┏━━

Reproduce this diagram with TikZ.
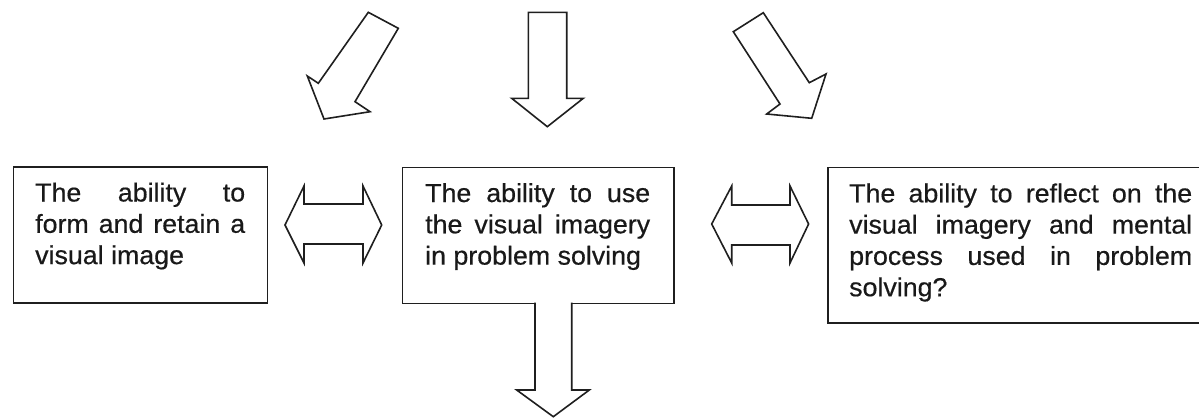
\documentclass[tikz,border=0pt]{standalone}
\usepackage{fontspec}
\newfontfamily\boxfont[FakeStretch=1.03,FakeBold=0.5]{Liberation Sans}
\newcommand{\jline}[2]{\makebox[#1][s]{#2}}
\begin{document}
\begin{tikzpicture}[x=1pt,y=-1pt,
  frame/.style={draw=black!88, line width=1.6pt, inner sep=0pt, anchor=north west},
  blockarrow/.style={draw=black!88, line width=1.6pt, fill=white, line join=miter},
  boxlabel/.style={inner sep=0pt, anchor=base west, text=black!90,
    font=\boxfont\fontsize{26pt}{31.3pt}\selectfont}]
\useasboundingbox (0,0) rectangle (1199,418);
\clip (0,0) rectangle (1199,418);

% boxes
\node[frame, minimum width=254pt, minimum height=136pt] (boxA) at (12.5,166) {};
\node[frame, minimum width=271.5pt, minimum height=136pt] (boxB) at (401.5,166.5) {};
\node[frame, minimum width=386.7pt, minimum height=155.6pt] (boxC) at (827.3,166.7) {};

% texts
\node[boxlabel] (txtA) at (35,201.5) {\parbox[t]{210pt}{\fontsize{26pt}{31.3pt}\selectfont
  \jline{210pt}{The ability to}\\
  \jline{210pt}{form and retain a}\\
  visual image}};
\node[boxlabel] (txtB) at (425,202) {\parbox[t]{225pt}{\fontsize{26pt}{31.3pt}\selectfont
  \jline{225pt}{The ability to use}\\
  \jline{225pt}{the visual imagery}\\
  in problem solving}};
\node[boxlabel] (txtC) at (849,202.3) {\parbox[t]{343pt}{\fontsize{26pt}{31.3pt}\selectfont
  \jline{343pt}{The ability to reflect on the}\\
  \jline{343pt}{visual imagery and mental}\\
  \jline{343pt}{process used in problem}\\
  solving?}};

% top arrows
\coordinate (tl) at (368.3,12.3);
\draw[blockarrow] (tl) -- (398.3,28.3) -- (355,101.7) -- (370,111.7) -- (324,119)
  -- (307.3,76) -- (318.3,83.3) -- cycle;
\coordinate (tm) at (528.3,12.3);
\draw[blockarrow] (tm) -- (566.7,12.3) -- (566.7,98.3) -- (583.3,98.3) -- (547.3,126.7)
  -- (511.7,98.3) -- (528.3,98.3) -- cycle;
\coordinate (tr) at (733.3,31.7);
\draw[blockarrow] (tr) -- (763.3,12.7) -- (809.3,82.7) -- (826,74) -- (811.7,118.3)
  -- (766.7,114) -- (780,104) -- cycle;

% double arrows between boxes
\coordinate (dab) at (285,225);
\draw[blockarrow] (dab) -- (304,186) -- (304,204) -- (363,204) -- (363,186) -- (381.7,225)
  -- (363,263) -- (363,244) -- (304,244) -- (304,263) -- cycle;
\coordinate (dbc) at (711.7,224);
\draw[blockarrow] (dbc) -- (731.7,186) -- (731.7,205) -- (790,205) -- (790,186) -- (808.6,224)
  -- (790,263) -- (790,245) -- (731.7,245) -- (731.7,263) -- cycle;

% bottom arrow from box B
\coordinate (bl) at (535,302.5);
\coordinate (br) at (571.7,302.5);
\draw[blockarrow] (bl) -- (535,390) -- (516.7,390) -- (553.3,416.7) -- (589.3,390)
  -- (571.7,390) -- (br);
\end{tikzpicture}
\end{document}
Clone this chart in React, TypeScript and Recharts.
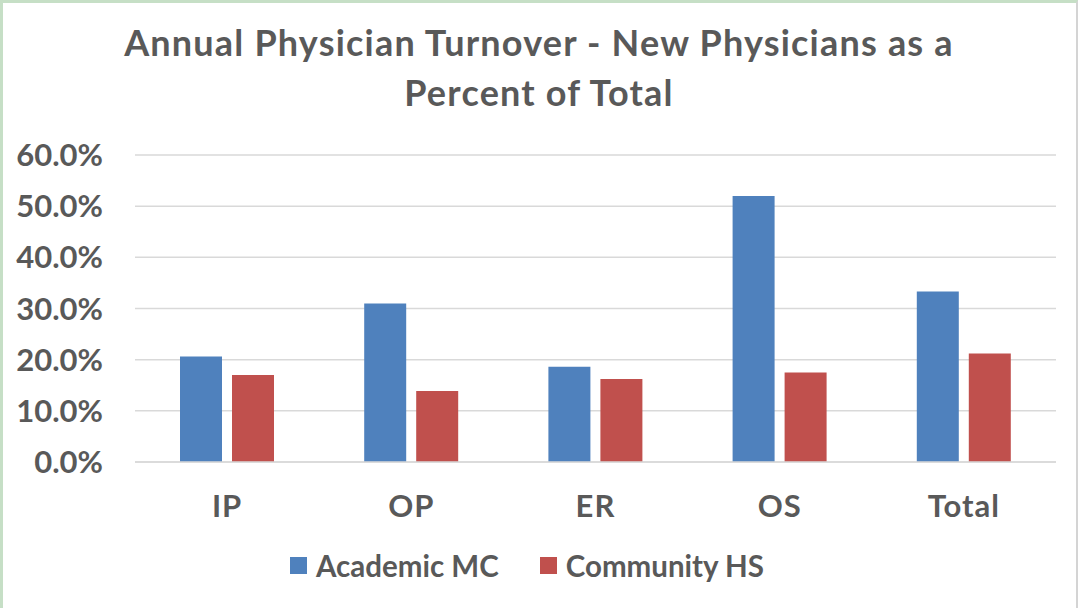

┗━━

Challenge: Each entry must be retyped word for word, with every image omitted.

Reply:
Reproduce this diagram with TikZ.
\documentclass[tikz,border=0pt]{standalone}
\usepackage{fontspec}
\newfontfamily\boxfont[FakeStretch=1.03,FakeBold=0.5]{Liberation Sans}
\newcommand{\jline}[2]{\makebox[#1][s]{#2}}
\begin{document}
\begin{tikzpicture}[x=1pt,y=-1pt,
  frame/.style={draw=black!88, line width=1.6pt, inner sep=0pt, anchor=north west},
  blockarrow/.style={draw=black!88, line width=1.6pt, fill=white, line join=miter},
  boxlabel/.style={inner sep=0pt, anchor=base west, text=black!90,
    font=\boxfont\fontsize{26pt}{31.3pt}\selectfont}]
\useasboundingbox (0,0) rectangle (1199,418);
\clip (0,0) rectangle (1199,418);

% boxes
\node[frame, minimum width=254pt, minimum height=136pt] (boxA) at (12.5,166) {};
\node[frame, minimum width=271.5pt, minimum height=136pt] (boxB) at (401.5,166.5) {};
\node[frame, minimum width=386.7pt, minimum height=155.6pt] (boxC) at (827.3,166.7) {};

% texts
\node[boxlabel] (txtA) at (35,201.5) {\parbox[t]{210pt}{\fontsize{26pt}{31.3pt}\selectfont
  \jline{210pt}{The ability to}\\
  \jline{210pt}{form and retain a}\\
  visual image}};
\node[boxlabel] (txtB) at (425,202) {\parbox[t]{225pt}{\fontsize{26pt}{31.3pt}\selectfont
  \jline{225pt}{The ability to use}\\
  \jline{225pt}{the visual imagery}\\
  in problem solving}};
\node[boxlabel] (txtC) at (849,202.3) {\parbox[t]{343pt}{\fontsize{26pt}{31.3pt}\selectfont
  \jline{343pt}{The ability to reflect on the}\\
  \jline{343pt}{visual imagery and mental}\\
  \jline{343pt}{process used in problem}\\
  solving?}};

% top arrows
\coordinate (tl) at (368.3,12.3);
\draw[blockarrow] (tl) -- (398.3,28.3) -- (355,101.7) -- (370,111.7) -- (324,119)
  -- (307.3,76) -- (318.3,83.3) -- cycle;
\coordinate (tm) at (528.3,12.3);
\draw[blockarrow] (tm) -- (566.7,12.3) -- (566.7,98.3) -- (583.3,98.3) -- (547.3,126.7)
  -- (511.7,98.3) -- (528.3,98.3) -- cycle;
\coordinate (tr) at (733.3,31.7);
\draw[blockarrow] (tr) -- (763.3,12.7) -- (809.3,82.7) -- (826,74) -- (811.7,118.3)
  -- (766.7,114) -- (780,104) -- cycle;

% double arrows between boxes
\coordinate (dab) at (285,225);
\draw[blockarrow] (dab) -- (304,186) -- (304,204) -- (363,204) -- (363,186) -- (381.7,225)
  -- (363,263) -- (363,244) -- (304,244) -- (304,263) -- cycle;
\coordinate (dbc) at (711.7,224);
\draw[blockarrow] (dbc) -- (731.7,186) -- (731.7,205) -- (790,205) -- (790,186) -- (808.6,224)
  -- (790,263) -- (790,245) -- (731.7,245) -- (731.7,263) -- cycle;

% bottom arrow from box B
\coordinate (bl) at (535,302.5);
\coordinate (br) at (571.7,302.5);
\draw[blockarrow] (bl) -- (535,390) -- (516.7,390) -- (553.3,416.7) -- (589.3,390)
  -- (571.7,390) -- (br);
\end{tikzpicture}
\end{document}
Clone this chart in React, TypeScript and Recharts.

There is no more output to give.